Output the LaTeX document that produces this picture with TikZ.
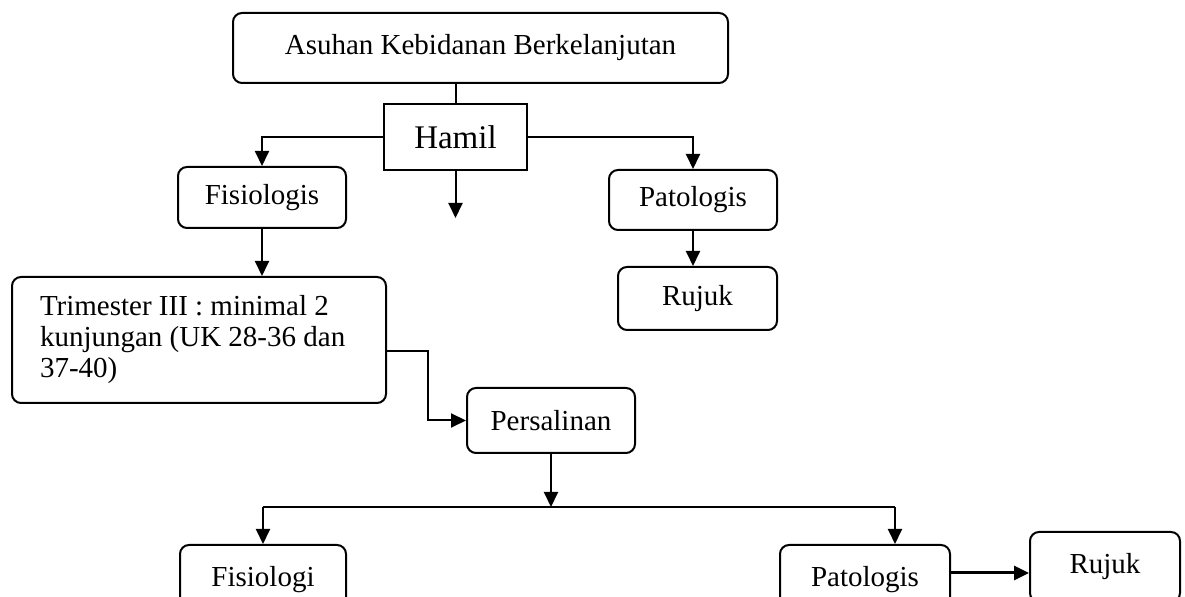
\documentclass[tikz,border=0pt]{standalone}
\usepackage{fontspec}
\setmainfont{Liberation Serif}
\usetikzlibrary{arrows.meta}

\begin{document}
\begin{tikzpicture}[x=0.5pt, y=-0.5pt, >={Triangle[length=7.5pt,width=7pt]},
  bx/.style={draw, line width=1pt, rounded corners=4.5pt, align=center,
    font=\fontsize{14.5}{15.5}\selectfont, inner sep=2pt},
  sq/.style={draw, line width=1pt, align=center,
    font=\fontsize{16.5}{18}\selectfont, inner sep=2pt},
  e/.style={->, line width=1pt}]
\useasboundingbox (0,0) rectangle (1185,597);
% kotak utama
\node[bx, minimum width=247.5pt, minimum height=35pt] (asuhan) at (480.5,48) {Asuhan Kebidanan Berkelanjutan};
\node[sq, minimum width=71.5pt, minimum height=33pt] (hamil) at (455.5,137) {Hamil};
\node[bx, minimum width=84pt, minimum height=30.5pt] (fis) at (262,197.5) {Fisiologis};
\node[bx, minimum width=84pt, minimum height=30pt] (pat) at (693,200) {Patologis};
\node[bx, minimum width=79.5pt, minimum height=31.5pt] (rujuk) at (697.5,298.5) {Rujuk};
\node[bx, minimum width=187pt, minimum height=63pt, text width=159pt, inner xsep=14pt, align=flush left] (tri) at (199,340)
  {Trimester III : minimal 2\\kunjungan (UK 28-36 dan\\37-40)};
\node[bx, minimum width=84pt, minimum height=32.5pt] (pers) at (551,420.5) {Persalinan};
% baris bawah
\node[bx, minimum width=83pt, minimum height=35pt] (fis2) at (263,580) {Fisiologi};
\node[bx, minimum width=85pt, minimum height=35pt] (pat2) at (865,580) {Patologis};
\node[bx, minimum width=75pt, minimum height=35pt] (rujuk2) at (1105,567) {Rujuk};
\coordinate (bawah) at (455.5,218);
\coordinate (belok) at (428,351);
\coordinate (cabang) at (551,507);
\coordinate (kanan) at (895,507);
% panah
\draw[line width=1pt] (hamil.north |- asuhan.south) -- (hamil.north);
\draw[e] (hamil.west) -| (fis.north);
\draw[e] (hamil.east) -| (pat.north);
\draw[e] (hamil.south) -- (bawah);
\draw[e] (fis.south) -- (fis.south |- tri.north);
\draw[e] (pat.south) -- (pat.south |- rujuk.north);
\draw[e] (tri.east |- belok) -- (belok) |- (pers.west);
\draw[e] (pers.south) -- (cabang);
\draw[line width=1pt] (fis2.north |- cabang) -- (kanan);
\draw[e] (fis2.north |- cabang) -- (fis2.north);
\draw[e] (kanan) -- (kanan |- pat2.north);
\draw[e, line width=1.5pt] ([yshift=3.5pt]pat2.east) -- ([yshift=3.5pt]pat2.east -| rujuk2.west);
\end{tikzpicture}
\end{document}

######

▶ _Your goal_:
Leave the pictures out and output the rest of the listing exactly.

▶ _Solution_:
Output the LaTeX document that produces this picture with TikZ.
\documentclass[tikz,border=0pt]{standalone}
\usepackage{fontspec}
\setmainfont{Liberation Serif}
\usetikzlibrary{arrows.meta}

\begin{document}
\begin{tikzpicture}[x=0.5pt, y=-0.5pt, >={Triangle[length=7.5pt,width=7pt]},
  bx/.style={draw, line width=1pt, rounded corners=4.5pt, align=center,
    font=\fontsize{14.5}{15.5}\selectfont, inner sep=2pt},
  sq/.style={draw, line width=1pt, align=center,
    font=\fontsize{16.5}{18}\selectfont, inner sep=2pt},
  e/.style={->, line width=1pt}]
\useasboundingbox (0,0) rectangle (1185,597);
% kotak utama
\node[bx, minimum width=247.5pt, minimum height=35pt] (asuhan) at (480.5,48) {Asuhan Kebidanan Berkelanjutan};
\node[sq, minimum width=71.5pt, minimum height=33pt] (hamil) at (455.5,137) {Hamil};
\node[bx, minimum width=84pt, minimum height=30.5pt] (fis) at (262,197.5) {Fisiologis};
\node[bx, minimum width=84pt, minimum height=30pt] (pat) at (693,200) {Patologis};
\node[bx, minimum width=79.5pt, minimum height=31.5pt] (rujuk) at (697.5,298.5) {Rujuk};
\node[bx, minimum width=187pt, minimum height=63pt, text width=159pt, inner xsep=14pt, align=flush left] (tri) at (199,340)
  {Trimester III : minimal 2\\kunjungan (UK 28-36 dan\\37-40)};
\node[bx, minimum width=84pt, minimum height=32.5pt] (pers) at (551,420.5) {Persalinan};
% baris bawah
\node[bx, minimum width=83pt, minimum height=35pt] (fis2) at (263,580) {Fisiologi};
\node[bx, minimum width=85pt, minimum height=35pt] (pat2) at (865,580) {Patologis};
\node[bx, minimum width=75pt, minimum height=35pt] (rujuk2) at (1105,567) {Rujuk};
\coordinate (bawah) at (455.5,218);
\coordinate (belok) at (428,351);
\coordinate (cabang) at (551,507);
\coordinate (kanan) at (895,507);
% panah
\draw[line width=1pt] (hamil.north |- asuhan.south) -- (hamil.north);
\draw[e] (hamil.west) -| (fis.north);
\draw[e] (hamil.east) -| (pat.north);
\draw[e] (hamil.south) -- (bawah);
\draw[e] (fis.south) -- (fis.south |- tri.north);
\draw[e] (pat.south) -- (pat.south |- rujuk.north);
\draw[e] (tri.east |- belok) -- (belok) |- (pers.west);
\draw[e] (pers.south) -- (cabang);
\draw[line width=1pt] (fis2.north |- cabang) -- (kanan);
\draw[e] (fis2.north |- cabang) -- (fis2.north);
\draw[e] (kanan) -- (kanan |- pat2.north);
\draw[e, line width=1.5pt] ([yshift=3.5pt]pat2.east) -- ([yshift=3.5pt]pat2.east -| rujuk2.west);
\end{tikzpicture}
\end{document}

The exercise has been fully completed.